You probably know Edward Steichen for his painting and fine art photography, but did you know that he also helped to create the modern concept of fashion photography? That's his cover above, one of the most well-known in the history of magazine publishing.
Before Steichen fashion pictures looked mostly like this (above). The idea was to highlight the dress. The woman in it was little more than a mannequin.
Steichen had the revolutionary idea that the women wearing the dresses should look interesting, even if sometimes they almost overshadowed the clothes. They should look like they were having fun and like they had lots of friends. The idea was to make the women reading the magazine envy the models.
Steichen was a painter before he was a photographer. The influence of Matisse on the two pictures above is obvious.
Some believe that Steichen was the greatest photographer of women who ever lived. That's Gertrude Lawrence above.
He was no slouch with men, either. What do you think of the pictures above? The picture immediately above is of Conrad Veidt, who played Major Strassner in "Casablanca."

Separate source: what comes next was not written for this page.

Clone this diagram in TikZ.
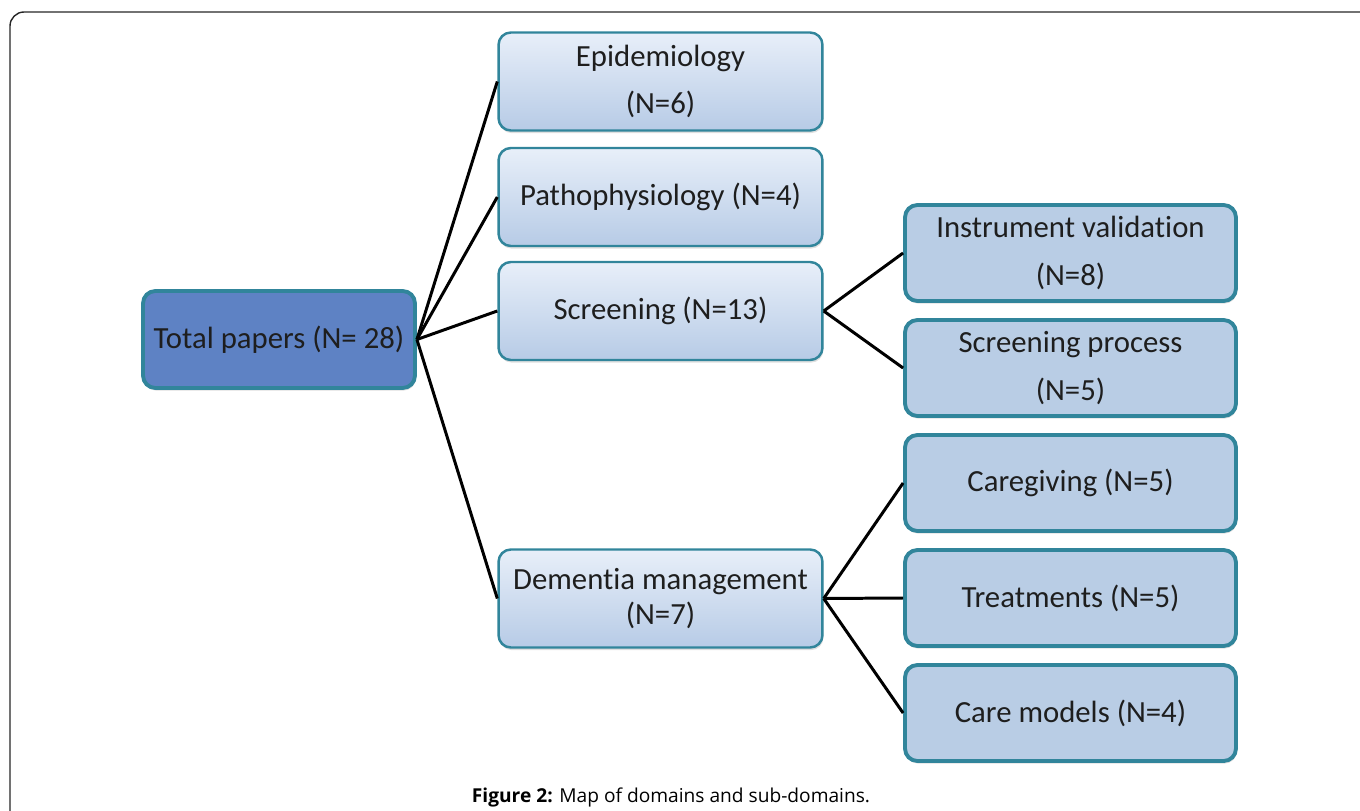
\documentclass[tikz,border=0pt]{standalone}
\usepackage{fontspec}
\setmainfont{Carlito}[Ligatures=NoCommon]
\newfontfamily\captionfont{Open Sans}
\usetikzlibrary{shadows}
\definecolor{tealedge}{RGB}{49,133,155}
\definecolor{rootblue}{RGB}{94,130,196}
\definecolor{lighttop}{RGB}{232,239,249}
\definecolor{lightbot}{RGB}{183,203,230}
\definecolor{subblue}{RGB}{185,205,229}
\definecolor{textgrey}{RGB}{30,30,30}

\begin{document}
\begin{tikzpicture}[x=0.02cm, y=-0.02cm,
  boxfont/.style={font=\fontsize{17.5}{20}\selectfont, text=textgrey, align=center},
  rootbox/.style={boxfont, draw=tealedge, line width=2.2pt, fill=rootblue, rounded corners=7pt,
    minimum width=5.44cm, minimum height=1.94cm, drop shadow={opacity=0.25, shadow xshift=0.5pt, shadow yshift=-1.5pt}},
  domainbox/.style={boxfont, draw=tealedge, line width=1.4pt, top color=lighttop, bottom color=lightbot,
    rounded corners=7pt, minimum width=6.48cm, minimum height=1.96cm, drop shadow={opacity=0.25, shadow xshift=0.5pt, shadow yshift=-1.5pt}},
  subbox/.style={boxfont, draw=tealedge, line width=2.2pt, fill=subblue, rounded corners=7pt,
    minimum width=6.62cm, minimum height=1.92cm, drop shadow={opacity=0.25, shadow xshift=0.5pt, shadow yshift=-1.5pt}},
  link/.style={line width=1.7pt, black}]
\useasboundingbox (0,0) rectangle (1360,811);
\draw[line width=0.8pt, rounded corners=8pt, black!85] (10,12) rectangle (1400,850);

% domains
\node[rootbox] (total) at (279,339.5) {Total papers (N= 28)};
\node[domainbox] (epid) at (660.5,81.5) {Epidemiology\\[7pt](N=6)};
\node[domainbox] (patho) at (660.5,197) {Pathophysiology (N=4)};
\node[domainbox] (screen) at (660.5,311) {Screening (N=13)};
\node[domainbox] (dement) at (660.5,598.5) {Dementia management\\(N=7)};

% sub-domains
\node[subbox] (instr) at (1070.5,253) {Instrument validation\\[7pt](N=8)};
\node[subbox] (sproc) at (1070.5,368) {Screening process\\[7pt](N=5)};
\node[subbox] (care) at (1070.5,483) {Caregiving (N=5)};
\node[subbox] (treat) at (1070.5,598) {Treatments (N=5)};
\node[subbox] (models) at (1070.5,713) {Care models (N=4)};

\draw[link] (total.east) -- (epid.west);
\draw[link] (total.east) -- (patho.west);
\draw[link] (total.east) -- (screen.west);
\draw[link] (total.east) -- (dement.west);
\draw[link] (screen.east) -- (instr.west);
\draw[link] (screen.east) -- (sproc.west);
\draw[link] (dement.east) -- (care.west);
\draw[link] (dement.east) -- (treat.west);
\draw[link] (dement.east) -- (models.west);

\node[font=\captionfont\fontsize{10.9}{12}\selectfont] (caption) at (671,797) {\textbf{Figure 2:} Map of domains and sub-domains.};
\end{tikzpicture}
\end{document}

When Veidt was young he played horrific parts in films like "Dr. Caligari."
What happened to Steichen you ask? Well, he dropped out of fashion photography when Borodsky introduced Beaten and Horst to Harper's Bazaar. I put up a blog about these guys a couple of weeks ago. Borodsky introduced humorous surrealism to women's magazines and poor Steichen, who was a serious kind of a guy, just couldn't keep up. That's Steichen's attempt at surrealism above. It just wasn't his thing.
Why should men be interested in what happened in womens' magazines in the 20s and 30s? Because those magazines, operating beneath the radar of formal critics, helped to shape the attitudes of modern women, and of the whole world we live in today. That and the fact that these magazines continued the revolution in art that critics supposed had died after WWll.